Alison, I’m not sure I’d ever want to do business with you guys, but you sound like you’d be a blast to party with. As for the notion of rock music boiling eggs: time for the Straight Dope Home Science Department to saddle up and ride again.

Background first. Rock’s pernicious effects on the human body, particularly the ears, are well known. Hearing loss and tinnitus (ringing in the ears) are widely reported among rock musicians. Pete Townshend may be the most famous victim, but aging rockers from Neil Young to Sting have all had their problems. These guys subjected their cochleae to decades of abuse and got rich doing it. Now, youthful music lovers can achieve the same results fast and without compensation via round-the-clock headphone use.

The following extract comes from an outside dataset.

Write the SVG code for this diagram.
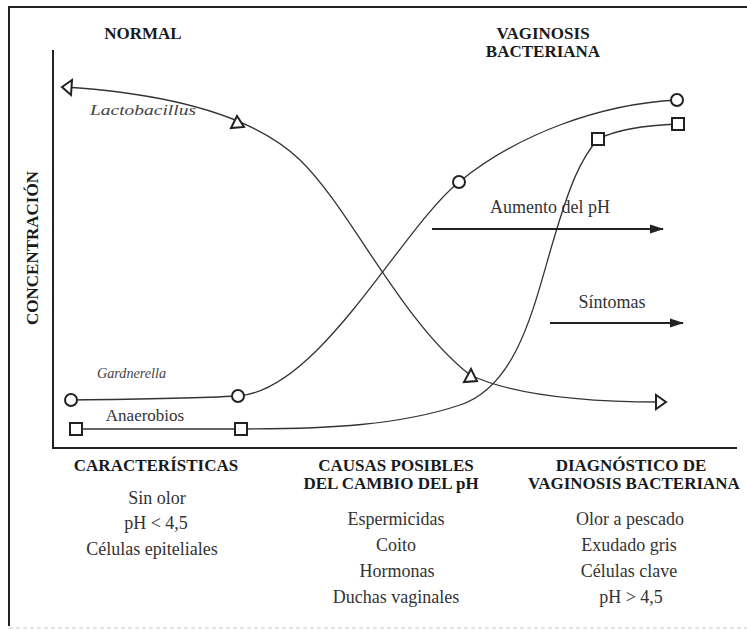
<svg xmlns="http://www.w3.org/2000/svg" width="747" height="630" viewBox="0 0 747 630">
<defs>
<style>
.h{font-family:"Liberation Serif","Times New Roman","DejaVu Serif",serif;font-weight:bold;font-size:17px;fill:#1a1a1a;text-anchor:middle}
.t{font-family:"Liberation Serif","Times New Roman","DejaVu Serif",serif;font-size:18px;fill:#333;text-anchor:middle}
.it{font-family:"Liberation Serif","Times New Roman","DejaVu Serif",serif;font-style:italic;font-size:15px;fill:#444}
.c{fill:none;stroke:#333;stroke-width:1.3}
.m{fill:#fff;stroke:#222;stroke-width:2}
.ax{fill:none;stroke:#222;stroke-width:2}
.ar{fill:none;stroke:#222;stroke-width:2.2}
</style>
<marker id="ah" viewBox="0 0 14 10" refX="13" refY="5" markerWidth="14" markerHeight="10" markerUnits="userSpaceOnUse" orient="auto">
<path d="M0,0.5 L14,5 L0,9.5 Z" fill="#222"/>
</marker>
</defs>
<rect width="747" height="630" fill="#fff"/>
<g id="frame">
<path d="M9,626 L9,7 L747,7" fill="none" stroke="#222" stroke-width="2"/>
<line x1="9" y1="628" x2="747" y2="628" stroke="#ccc" stroke-width="1" stroke-dasharray="4 3"/>
</g>
<g id="axes">
<path class="ax" d="M53,50 L53,448 L737,448"/>
<text class="h" transform="translate(38,248) rotate(-90)">CONCENTRACIÓN</text>
</g>
<g id="titles">
<text class="h" x="143" y="39">NORMAL</text>
<text class="h" x="543" y="39">VAGINOSIS</text>
<text class="h" x="543" y="57">BACTERIANA</text>
</g>
<g id="connectors">
<path id="lacto-curve" class="c" d="M64,87 C160,93 250,112 300,160 C350,208 400,320 470,375 C520,398 600,402 660,402"/>
<path id="gard-curve" class="c" d="M71,400 C150,399 200,398 238,396 C320,390 400,230 459,182 C518,134 600,104 677,100"/>
<path id="anaer-curve" class="c" d="M76,429 L241,429 C330,429 400,425 460,405 C520,385 535,300 555,235 C570,185 580,160 598,139 C620,128 650,125 678,124"/>
<line id="ph-arrow" class="ar" x1="432" y1="229" x2="663" y2="229" marker-end="url(#ah)"/>
<line id="sint-arrow" class="ar" x1="550" y1="323" x2="683" y2="323" marker-end="url(#ah)"/>
</g>
<g id="lactobacillus">
<polygon class="m" points="62,87 72,80 71,95"/>
<polygon class="m" points="237,116 231,128 244,127"/>
<polygon class="m" points="471,369 464,382 477,381"/>
<polygon class="m" points="666,402 656,395 656,409"/>
<text class="it" x="90" y="115" textLength="106" lengthAdjust="spacingAndGlyphs">Lactobacillus</text>
</g>
<g id="gardnerella">
<circle class="m" cx="71" cy="400" r="6"/>
<circle class="m" cx="238" cy="396" r="6"/>
<circle class="m" cx="459" cy="182" r="6"/>
<circle class="m" cx="677" cy="100" r="6"/>
<text class="it" x="97" y="378" textLength="69" lengthAdjust="spacingAndGlyphs">Gardnerella</text>
</g>
<g id="anaerobios">
<rect class="m" x="70" y="423" width="12" height="12"/>
<rect class="m" x="235" y="423" width="12" height="12"/>
<rect class="m" x="592" y="133" width="12" height="12"/>
<rect class="m" x="672" y="118" width="12" height="12"/>
<text class="t" x="145" y="421" style="font-size:17px">Anaerobios</text>
</g>
<g id="labels">
<text class="t" x="550" y="213">Aumento del pH</text>
<text class="t" x="612" y="308">Síntomas</text>
</g>
<g id="caracteristicas">
<text class="h" x="156" y="471">CARACTERÍSTICAS</text>
<text class="t" x="157" y="504">Sin olor</text>
<text class="t" x="156" y="529">pH &lt; 4,5</text>
<text class="t" x="152" y="555">Células epiteliales</text>
</g>
<g id="causas">
<text class="h" x="396" y="471">CAUSAS POSIBLES</text>
<text class="h" x="391" y="489">DEL CAMBIO DEL pH</text>
<text class="t" x="396" y="525">Espermicidas</text>
<text class="t" x="396" y="551">Coito</text>
<text class="t" x="397" y="577">Hormonas</text>
<text class="t" x="396" y="603">Duchas vaginales</text>
</g>
<g id="diagnostico">
<text class="h" x="631" y="471">DIAGNÓSTICO DE</text>
<text class="h" x="634" y="489">VAGINOSIS BACTERIANA</text>
<text class="t" x="630" y="525">Olor a pescado</text>
<text class="t" x="629" y="551">Exudado gris</text>
<text class="t" x="629" y="577">Células clave</text>
<text class="t" x="631" y="603">pH &gt; 4,5</text>
</g>
</svg>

Noise causing deafness isn’t too conceptually tough to swallow, but could one really blast enough acoustic energy at an egg to cook it during a three-hour concert? In theory, yes. The proteins in egg white are long chains of amino acids rolled up into tight balls, which allows them to move around and thus causes the egg white to be more or less fluid. Exposure to heat denatures the proteins—they unwind from their tight balls and stick to each other, forming a coagulated mass. In short, the eggs cook.

But, heat isn’t the only way to accomplish this. You can do the same thing with a change in salt content or even air bubbles. And in 1936, Chambers and Flosdorf found you could also do it with sound. They pumped 175 watts of acoustic energy into egg white—roughly 140 dB, about 14 dB more than The Who generated in 1976 to earn the distinction of loudest band in the world, according to Guinness. The egg white was denatured in just four minutes, probably due to pressure waves from cavitation, the formation of tiny vacuum bubbles that collapse violently and unwind the proteins.

But enough talk. I had my assistant Una round up a 300-watt home stereo, the hardest rock recordings she owned, and three bowls of room-temperature eggs—one control group, one bowl mounted on hard plastic, and the third bowl set on a cushion (Una wasn’t sure if vibrations from the floor would have any effect). Having placed the control eggs in an acoustically isolated spot, she arranged the speakers around the other two bowls and cranked the music up to an average measured intensity of 120 decibels, with peaks going off the scale at more than 126 decibels.

All afternoon, Una blasted everything from Lynyrd Skynyrd to Motley Crue to the Crystal Method. The sustained vibrations caused an avalanche of shoeboxes in a closet. Periodically, wearing target-shooting earmuffs for protection, she checked the eggs’ temperature; the target eggs wound up 8 degrees Fahrenheit higher than the control group. (A possibly confounding factor is that at one point the experiment was illuminated by a lone cigarette lighter.) During the Crystal Method set, the decibel meter was pegged almost continuously to the 126-dB mark, but Una reduced the volume to 120 dB after a burning smell began emanating from one speaker. My point is, she directed some serious sonic force at these pups.

After five hours of this, all the eggs were cracked open and examined. There was no perceptible difference between any of the batches.

Remarks:
1. We’ll assume, based on the Chambers/Flosdorf experiment, that it’s possible to “cook” an egg with sound. However, this was accomplished with purified albumen in lab vessels directly coupled to the sound source, not a couple of uncracked eggs perched on the edge of a stage.

2. Don’t give me any crap about 50,000 watts from concert acoustic towers. I say if Una’s keeping the meter at 126 dB, minimally shy of the threshold of pain, she’s closely approximating the real-world concert experience.